Scientific Research and the Experimental Use Privilege in Patent Law


 

Publication Date: October 2004

Publisher: Library of Congress. Congressional Research Service

Author(s):

Research Area: Law and ethics; Science and technology

Type:

Abstract:

Congress has identified research and development (R&D) as important contributors to technological progress. The performance of R&D may have intellectual property ramifications, however. To the extent that researchers use patented inventions without authorization, they may face infringement liability. Although the courts recognize an exception to patent infringement known as the "experimental use privilege," this judicially created doctrine has been described as very narrow and rarely applied. In particular, the experimental use privilege applies only to uses done for amusement, to satisfy idle curiosity or for strictly philosophical inquiry. This doctrine does not excuse uses that are in keeping with the accused infringer's business objectives.

In 2002, the U.S. Court of Appeals for the Federal Circuit applied these principles in the case of Madey v. Duke University. The court held that the experimental use privilege does not apply to activities that are "in keeping with the alleged infringer's legitimate business" -- even though the business of the defendant, Duke University, was nonprofit research. This ruling has raised concerns among some representatives of universities and research institutions, who fear that their basic R&D activities will subject them to patent infringement lawsuits.

Competing views have arisen over the significance of the Madey v. Duke University case. Some commentators believe that a limited experimental use privilege may best encourage technological advancement by rewarding successful researchers with robust patent rights. Others argue that the restricted nature of the experimental use privilege may in fact limit researcher access to state-of-the-art technologies and thus discourage further technological development. Still others assert that this issue is not of great practical importance, as few patent owners will likely file costly and time-consuming lawsuits against researchers who are not making commercially important uses of patented inventions.

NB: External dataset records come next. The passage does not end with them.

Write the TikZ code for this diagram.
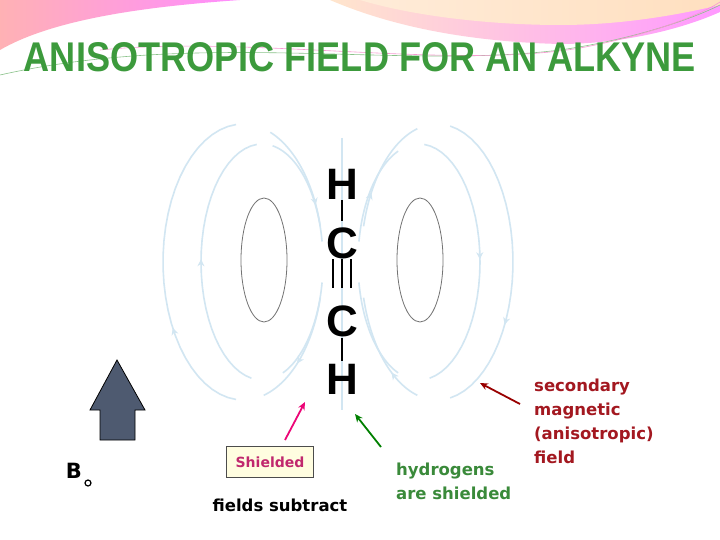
\documentclass[tikz,border=0pt]{standalone}
\usepackage{fontspec}
\setmainfont{Liberation Sans}
\newfontfamily\dv{DejaVu Sans}
\usetikzlibrary{arrows.meta,decorations.markings}
\definecolor{ttl}{HTML}{3C9A3C}
\definecolor{fl}{HTML}{D2E6F2}
\definecolor{slate}{HTML}{4E5A70}
\definecolor{grn}{HTML}{3A8A3A}
\definecolor{dred}{HTML}{A31820}
\definecolor{mag}{HTML}{C0286E}
\tikzset{
  loop/.style={draw=fl,line width=1.6pt},
  inner/.style={draw=gray!90!black,line width=0.8pt},
  atom/.style={font=\fontsize{44}{44}\selectfont\bfseries,inner sep=0pt},
  bond/.style={line width=2.6pt},
  lbl/.style={font=\dv\bfseries\fontsize{16.5}{24}\selectfont,align=left,inner sep=0pt},
  arr/.style={-{Stealth[length=8pt,width=7pt]},line width=1.8pt},
  farr/.style={postaction={decorate},decoration={markings,mark=at position #1 with {\arrow[fl,line width=1pt]{Stealth[length=7pt,width=7pt]}}}}
}
\newcommand\farc[7][]{\draw[loop,#1] plot[domain=#6:#7,samples=30,variable=\t] ({#2+#4*cos(\t)},{#3+#5*sin(\t)});}
\begin{document}
\begin{tikzpicture}[x=1pt,y=-1pt]
\useasboundingbox (0,0) rectangle (720,540);
\fill[white] (0,0) rectangle (720,540);
% header
\shade[left color=magenta!35!orange!45, right color=magenta!45] (0,0) -- (240,0) .. controls (170,5) and (60,15) .. (0,50) -- cycle;
\shade[left color=orange!20, right color=magenta!40] (330,0) .. controls (400,30) and (480,42) .. (560,44) .. controls (620,44) and (680,30) .. (720,12) -- (720,0) -- cycle;
\shade[left color=orange!15, right color=orange!25] (360,0) .. controls (420,18) and (500,25) .. (560,25) .. controls (630,25) and (690,12) .. (720,5) -- (720,0) -- cycle;
\draw[ttl!60,line width=0.6pt] (0,75) .. controls (200,30) and (400,70) .. (560,50) .. controls (630,40) and (690,20) .. (720,5);
\draw[magenta!40,line width=0.6pt] (100,50) .. controls (250,35) and (450,70) .. (580,48) .. controls (650,35) and (700,15) .. (720,2);
\node[text=ttl,inner sep=0pt] (title) at (360,57) {\resizebox{672pt}{29pt}{\bfseries ANISOTROPIC FIELD FOR AN ALKYNE}};
% field lines
\draw[fl,line width=1.2pt] (342,138) -- (342,410);
\farc[farr=0.5]{262}{262}{61}{118}{100}{265}
\farc{262}{262}{61}{118}{-80}{-10}
\farc{262}{262}{61}{118}{10}{70}
\farc[farr=0.5]{419}{262}{61}{118}{-85}{80}
\farc{419}{262}{61}{118}{110}{170}
\farc{419}{262}{61}{118}{190}{250}
\farc[farr=0.3]{243}{262}{80}{138}{95}{265}
\farc[farr=0.8]{243}{262}{80}{138}{-70}{-15}
\farc[farr=0.6]{243}{262}{80}{138}{15}{75}
\farc[farr=0.7]{437}{262}{76}{138}{-80}{80}
\farc[farr=0.3]{437}{262}{76}{138}{105}{165}
\farc[farr=0.3]{437}{262}{76}{138}{195}{255}
\draw[inner] (264,260) ellipse[x radius=23,y radius=62];
\draw[inner] (420,260) ellipse[x radius=23,y radius=62];
% molecule
\node[atom] (h1) at (342,184) {H};
\node[atom] (c1) at (342,243) {C};
\node[atom] (c2) at (342,321) {C};
\node[atom] (h2) at (342,379) {H};
\draw[bond] (342,200) -- (342,221);
\draw[bond] (333,259) -- (333,288);
\draw[bond] (342,259) -- (342,288);
\draw[bond] (351,259) -- (351,288);
\draw[bond] (342,338) -- (342,361);
% B arrow
\draw[fill=slate,line width=0.8pt] (100,440) -- (100,410) -- (90,410) -- (117,360) -- (145,410) -- (135,410) -- (135,440) -- cycle;
\node[font=\dv\bfseries\fontsize{21}{21}\selectfont,inner sep=0pt] (b) at (74,471) {B};
\draw[line width=1.2pt] (88,483) circle[radius=3];
% labels
\node[draw=black!70,fill=yellow!12,minimum width=87pt,minimum height=31pt,inner sep=0pt,font=\dv\bfseries\fontsize{14}{18}\selectfont,text=mag] (sh) at (270,462) {Shielded};
\node[lbl] (fs) at (280,505) {fields subtract};
\node[lbl,anchor=west,text=grn] (hy) at (396,481) {hydrogens\\are shielded};
\node[lbl,anchor=north west,text=dred] (sec) at (534,379) {secondary\\magnetic\\(anisotropic)\\field};
\coordinate (m1) at (285,440); \coordinate (m2) at (305,402);
\draw[arr,draw=magenta!80!red] (m1) -- (m2);
\coordinate (g1) at (381,447); \coordinate (g2) at (355,414);
\draw[arr,draw=green!50!black] (g1) -- (g2);
\coordinate (r1) at (520,404); \coordinate (r2) at (480,383);
\draw[arr,draw=red!60!black] (r1) -- (r2);
\end{tikzpicture}
\end{document}
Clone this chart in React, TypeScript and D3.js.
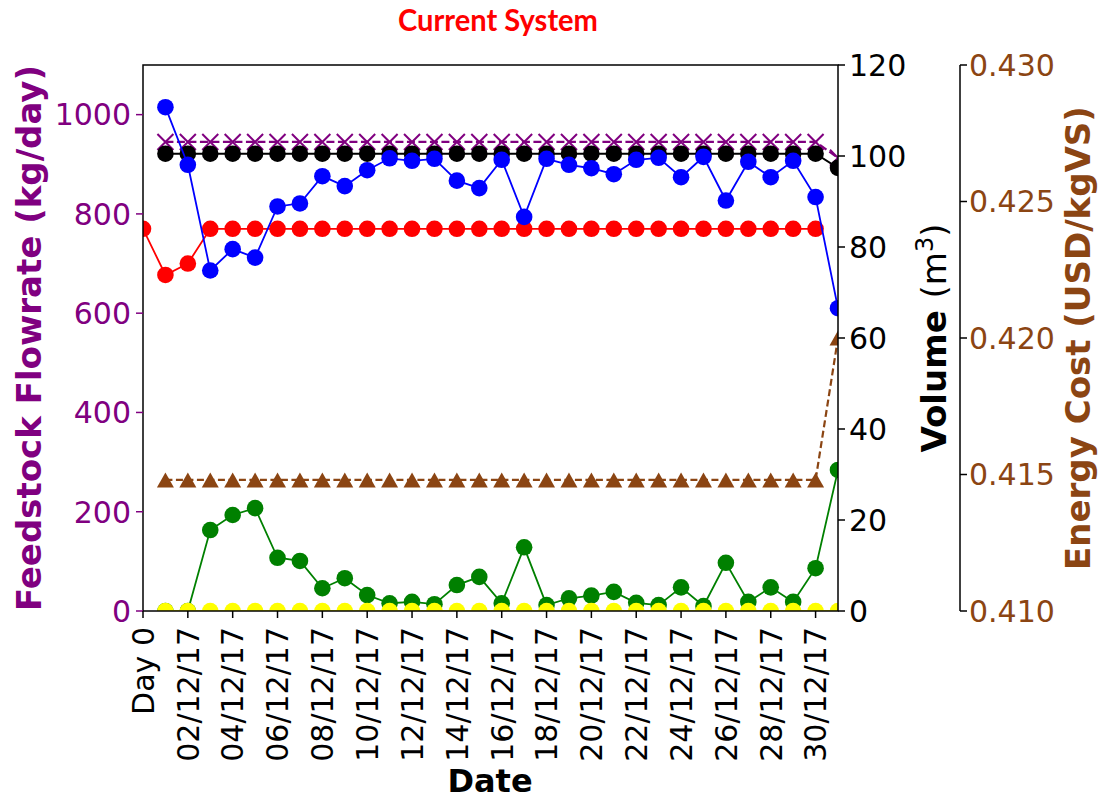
import React, { useEffect, useRef } from 'react';
import * as d3 from 'd3';

// day categories (index 0 = "Day 0", then 1..31 December 2017)
const dates = [
  'Day 0', '01/12/17', '02/12/17', '03/12/17', '04/12/17', '05/12/17', '06/12/17', '07/12/17',
  '08/12/17', '09/12/17', '10/12/17', '11/12/17', '12/12/17', '13/12/17', '14/12/17', '15/12/17',
  '16/12/17', '17/12/17', '18/12/17', '19/12/17', '20/12/17', '21/12/17', '22/12/17', '23/12/17',
  '24/12/17', '25/12/17', '26/12/17', '27/12/17', '28/12/17', '29/12/17', '30/12/17', '31/12/17',
];
const xTickDays = [0, 2, 4, 6, 8, 10, 12, 14, 16, 18, 20, 22, 24, 26, 28, 30];

// left axis, kg/day
const flowTarget = [null,
  945, 945, 945, 945, 945, 945, 945, 945, 945, 945, 945, 945, 945, 945, 945,
  945, 945, 945, 945, 945, 945, 945, 945, 945, 945, 945, 945, 945, 945, 945, 913];
const flowRed = [770, 677, 700,
  770, 770, 770, 770, 770, 770, 770, 770, 770, 770, 770, 770, 770,
  770, 770, 770, 770, 770, 770, 770, 770, 770, 770, 770, 770, 770, 770, 770];
const flowBlue = [null,
  1015, 899, 686, 729, 712, 815, 821, 876, 856, 888, 912, 907, 911, 867, 852,
  909, 794, 911, 899, 892, 880, 909, 913, 874, 915, 827, 905, 874, 907, 834, 610];

// right axis, m3
const volBlack = [null,
  100.5, 100.5, 100.5, 100.5, 100.5, 100.5, 100.5, 100.5, 100.5, 100.5, 100.5, 100.5, 100.5, 100.5, 100.5,
  100.5, 100.5, 100.5, 100.5, 100.5, 100.5, 100.5, 100.5, 100.5, 100.5, 100.5, 100.5, 100.5, 100.5, 100.5, 97.4];
const volGreen = [null,
  0, 0, 17.8, 21.1, 22.6, 11.7, 11.0, 5.0, 7.2, 3.5, 1.7, 2.0, 1.5, 5.7, 7.5,
  1.7, 14.0, 1.3, 2.8, 3.4, 4.2, 1.8, 1.3, 5.2, 1.1, 10.6, 2.0, 5.2, 2.0, 9.4, 31.0];
const volYellow = [null,
  0, 0, 0, 0, 0, 0, 0, 0, 0, 0, 0, 0, 0, 0, 0,
  0, 0, 0, 0, 0, 0, 0, 0, 0, 0, 0, 0, 0, 0, 0, 0];

// outer right axis, USD/kgVS
const energyCost = [null,
  0.4148, 0.4148, 0.4148, 0.4148, 0.4148, 0.4148, 0.4148, 0.4148, 0.4148, 0.4148,
  0.4148, 0.4148, 0.4148, 0.4148, 0.4148, 0.4148, 0.4148, 0.4148, 0.4148, 0.4148,
  0.4148, 0.4148, 0.4148, 0.4148, 0.4148, 0.4148, 0.4148, 0.4148, 0.4148, 0.4148, 0.4200];

const flowTicks = [0, 200, 400, 600, 800, 1000];
const volTicks = [0, 20, 40, 60, 80, 100, 120];
const costTicks = [0.41, 0.415, 0.42, 0.425, 0.43];

const PURPLE = '#800080';
const BROWN = '#8b4513';
const FONT = '"DejaVu Sans", sans-serif';

export default function App() {
  const ref = useRef<SVGSVGElement | null>(null);

  useEffect(() => {
    const svg = d3.select(ref.current);
    svg.selectAll('*').remove();

    const width = 1102, height = 800;
    const margin = { top: 65, right: 264, bottom: 189, left: 143 };
    const x0 = margin.left, x1 = width - margin.right;
    const y0 = height - margin.bottom, y1 = margin.top;

    const x = d3.scaleLinear().domain([0, 31]).range([x0, x1]);
    const yFlow = d3.scaleLinear().domain([0, 1100]).range([y0, y1]);
    const yVol = d3.scaleLinear().domain([0, 120]).range([y0, y1]);
    const yCost = d3.scaleLinear().domain([0.41, 0.43]).range([y0, y1]);

    svg.append('defs').append('clipPath').attr('id', 'plotclip')
      .append('rect').attr('x', x0).attr('y', y1).attr('width', x1 - x0).attr('height', y0 - y1);

    const plot = svg.append('g').attr('clip-path', 'url(#plotclip)');

    const drawSeries = (vals: (number | null)[], y: any, color: string, marker: string, lw: number, dash?: string) => {
      const pts = vals.map((v, i) => ({ i, v })).filter(d => d.v != null) as { i: number; v: number }[];
      const line = d3.line<{ i: number; v: number }>().x(d => x(d.i)).y(d => y(d.v));
      plot.append('path').attr('d', line(pts)).attr('fill', 'none')
        .attr('stroke', color).attr('stroke-width', lw)
        .attr('stroke-dasharray', dash || null);
      const g = plot.append('g');
      pts.forEach(d => {
        const cx = x(d.i), cy = y(d.v);
        if (marker === 'o') {
          g.append('circle').attr('cx', cx).attr('cy', cy).attr('r', 8.3).attr('fill', color);
        } else if (marker === 'x') {
          const s = 8;
          g.append('path').attr('d', `M${cx - s},${cy - s}L${cx + s},${cy + s}M${cx - s},${cy + s}L${cx + s},${cy - s}`)
            .attr('stroke', color).attr('stroke-width', 2);
        } else if (marker === '^') {
          g.append('path').attr('d', `M${cx},${cy - 7.5}L${cx - 8.5},${cy + 7.5}L${cx + 8.5},${cy + 7.5}Z`)
            .attr('fill', color);
        }
      });
    };

    drawSeries(flowTarget, yFlow, PURPLE, 'x', 2.2, '8,3.5');
    drawSeries(flowRed, yFlow, '#ff0000', 'o', 1.8);
    drawSeries(volBlack, yVol, '#000000', 'o', 2);
    drawSeries(flowBlue, yFlow, '#0000ff', 'o', 1.8);
    drawSeries(volGreen, yVol, '#008000', 'o', 1.8);
    drawSeries(volYellow, yVol, '#ffff00', 'o', 1.8);
    drawSeries(energyCost, yCost, BROWN, '^', 2.2, '7,3.5');

    // frame
    svg.append('rect').attr('x', x0).attr('y', y1).attr('width', x1 - x0).attr('height', y0 - y1)
      .attr('fill', 'none').attr('stroke', '#000').attr('stroke-width', 1.5);

    // left axis
    const left = svg.append('g');
    flowTicks.forEach(t => {
      left.append('line').attr('x1', x0 - 7).attr('x2', x0).attr('y1', yFlow(t)).attr('y2', yFlow(t))
        .attr('stroke', PURPLE).attr('stroke-width', 1.5);
      left.append('text').attr('x', x0 - 12).attr('y', yFlow(t)).attr('dy', '0.36em')
        .attr('text-anchor', 'end').attr('fill', PURPLE).style('font', `30px ${FONT}`).text(t);
    });

    // volume axis
    const right = svg.append('g');
    volTicks.forEach(t => {
      right.append('line').attr('x1', x1).attr('x2', x1 + 7).attr('y1', yVol(t)).attr('y2', yVol(t))
        .attr('stroke', '#000').attr('stroke-width', 1.5);
      right.append('text').attr('x', x1 + 11).attr('y', yVol(t)).attr('dy', '0.36em')
        .attr('fill', '#000').style('font', `30px ${FONT}`).text(t);
    });

    // energy cost axis
    const costX = 960;
    const cost = svg.append('g');
    cost.append('line').attr('x1', costX).attr('x2', costX).attr('y1', y1).attr('y2', y0)
      .attr('stroke', '#000').attr('stroke-width', 1.5);
    costTicks.forEach(t => {
      cost.append('line').attr('x1', costX).attr('x2', costX + 7).attr('y1', yCost(t)).attr('y2', yCost(t))
        .attr('stroke', '#000').attr('stroke-width', 1.5);
      cost.append('text').attr('x', costX + 9).attr('y', yCost(t)).attr('dy', '0.36em')
        .attr('fill', BROWN).style('font', `30px ${FONT}`).text(d3.format('.3f')(t));
    });

    // x axis
    const bottom = svg.append('g');
    xTickDays.forEach(t => {
      bottom.append('line').attr('x1', x(t)).attr('x2', x(t)).attr('y1', y0).attr('y2', y0 + 7)
        .attr('stroke', '#000').attr('stroke-width', 1.5);
      bottom.append('text').attr('transform', `translate(${x(t)},${y0 + 16}) rotate(-90)`)
        .attr('dy', '0.36em').attr('text-anchor', 'end').attr('fill', '#000')
        .style('font', `30px ${FONT}`).text(dates[t]);
    });

    // axis titles
    svg.append('text').attr('transform', `translate(41,${(y0 + y1) / 2}) rotate(-90)`)
      .attr('text-anchor', 'middle').attr('fill', PURPLE)
      .style('font', `bold 34px ${FONT}`).text('Feedstock Flowrate (kg/day)');

    const vol = svg.append('text').attr('transform', `translate(946,${(y0 + y1) / 2}) rotate(-90)`)
      .attr('text-anchor', 'middle').attr('fill', '#000').style('font', `bold 34px ${FONT}`);
    vol.append('tspan').text('Volume ');
    vol.append('tspan').style('font-weight', 'normal').text('(m');
    vol.append('tspan').style('font-weight', 'normal').style('font-size', '24px').attr('dy', -13).text('3');
    vol.append('tspan').style('font-weight', 'normal').attr('dy', 13).text(')');

    svg.append('text').attr('transform', `translate(1090,${(y0 + y1) / 2}) rotate(-90)`)
      .attr('text-anchor', 'middle').attr('fill', BROWN)
      .style('font', `bold 34px ${FONT}`).text('Energy Cost (USD/kgVS)');

    svg.append('text').attr('x', 490).attr('y', 792).attr('text-anchor', 'middle').attr('fill', '#000')
      .style('font', `bold 32px ${FONT}`).text('Date');

    svg.append('text').attr('x', 498).attr('y', 31).attr('text-anchor', 'middle').attr('fill', '#ff0000')
      .attr('textLength', 200).attr('lengthAdjust', 'spacingAndGlyphs')
      .style('font', '700 30px Lato, "Open Sans", sans-serif').text('Current System');
  }, []);

  return (
    <div style={{ width: 1102, height: 800 }}>
      <style>{'body{margin:0;background:#fff}'}</style>
      <svg ref={ref} width={1102} height={800} style={{ display: 'block', background: '#fff' }} />
    </div>
  );
}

The judicially created, "common law" experimental use privilege is complemented by a limited statutory experimental use privilege for patents on pharmaceuticals, medical devices, and certain other products regulated by the Food and Drug Administration. This provision, enacted as part of the 1984 HatchWaxman Act, applies to firms seeking to market generic equivalents of brand-name products. In addition, Congress has enacted other intellectual property legislation that incorporates provisions shielding researchers from infringement liability.

Should congressional interest continue in this area, a variety of options are available. If the current scope of the common law experimental use privilege is deemed to be appropriate, then no action need be taken. Alternatively, Congress could enact legislation confirming the limited experimental use privilege recognized in Madey v. Duke University and predecessor cases. Introduction of a broader form of the experimental use privilege into U.S. patent law is an additional possibility. The report will be updated if events warrant such action.